While the new rules wouldn’t explicitly change the current set up, funds will be required to report directly to the SEC every month.

Nadig continues to note: "The commission goes out of its way to say that it would only release this data once a quarter, but I believe that’s a ruse—there will be significant pressure from institutional investors to make these monthly reports available, and once one investor has access, funds will be required to send it to everyone. The “easy” route will simply be full disclosure. That’s good for investors."

2. SEC Rules - Big funds lose, small funds win

The new SEC rules implement important changes regarding selling off an entire position held by a fund. The net result of the new rules is that small funds will be better off than large funds when it comes to rapid liquidating of positions.

Nadig offers an example: the iShares Emerging Markets ETF has a 4.1 million share stake in the National Bank of Abu Dhabi, representing 0.05% of its portfolio. Based on FactSet’s Portfolio Analysis tool, it will take eight days to unload that position. However, for a fund that was half EEM’s size, it would take four days.  According to Nadig, this "increases the likelihood that funds will have to either close for new money (leading to premiums) or pollute their portfolios with off-index-weight positions."

3. SEC Rules - Trade impact analysis is now a big deal

It turns out Nadig's example under 2 is not really very accurate, because it's simply dividing the average volume by the total position. What the rules actually specify is that funds would have to estimate how long it would take to sell the position without having any impact on the market.

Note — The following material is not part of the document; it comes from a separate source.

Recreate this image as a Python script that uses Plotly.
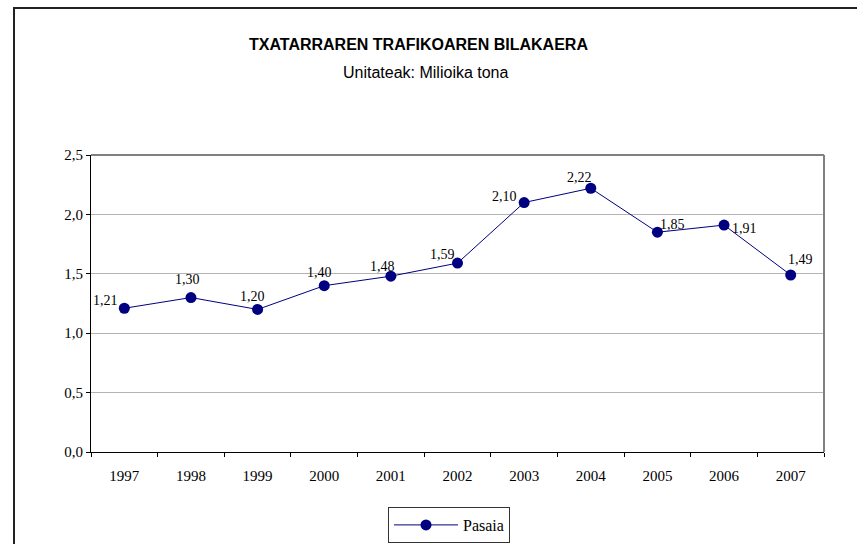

That's not really realistic, so what funds and portfolio analytics and trading partners will likely have to do is come up with solid, justifiable models for how hard it will be to sell a given position. Given the example above, it might actually take iShares as much as a month to unload its whole the Bank of Abu Dhabi position with no market impact.

4. SEC Rules - Junk bonds may be phased out of portfolios

The new rules, however, will make it difficult for funds to hold certain financial classes; how about trying to liquidate large positions in junk bonds or bank loans, for example. When you think about it, the whole premise of these ETFs has been to provide liquid access to illiquid assets. Nadig points out that iShares published a paper a few years ago detailing that ETFs now hold more in bond assets under management than the inventory of the entire corporate dealer market.

Even if you consider trace eligible bonds (the only accurate way to assess any fixed-income liquidity), it doesn't look good.

Nadig offers another example: "In iShares’ enormous iBoxx $ High Yield Corporate Bond ETF, the largest position is a 6% Numerica Group bond, at about 0.5 percent of the portfolio, or $65 million notional. By my calculations, on a good day, that issue trades about $7 million, meaning the single most liquid bond in the portfolio will easily fail the seven-day liquidation rule."

He goes on to argue that the SEC will likely make an exception for some ETFs: "Do I think junk bond funds will be banned? No. I think the SEC will back off and make exceptions for certain single-asset-class ETFs focused on liquidity-challenged sections of the investing landscape. But if I’m wrong, it’s goodnight Irene."

5. SEC Rules -  Look for the use of new investment structures

However, there's no need to panic as there is pretty much always some way to work around the problem. One possible solution is to use swaps. ProShares is technically running traditional ’40 Act Mutual funds that hold two assets: cash and swaps. They get away with having one large derivatives position because the real asset is the pile of cash collateral being held against the swaps.

Nadig notes that the same structure could also be used to launch a "clone fund" tracking the same index as the iShares iBoxx $ High Yield Corporate Bond. While it would be relatively inefficient compared to the current structure, where there’s demand, products are typically created.

Another alternative would be exchange-traded notes. Again it's all about demand. Although there's been a big slowdown in ETF issuance as banks have been unwilling to accept the offsetting balance sheet entries on their living wills, that could change if there's profit to be made.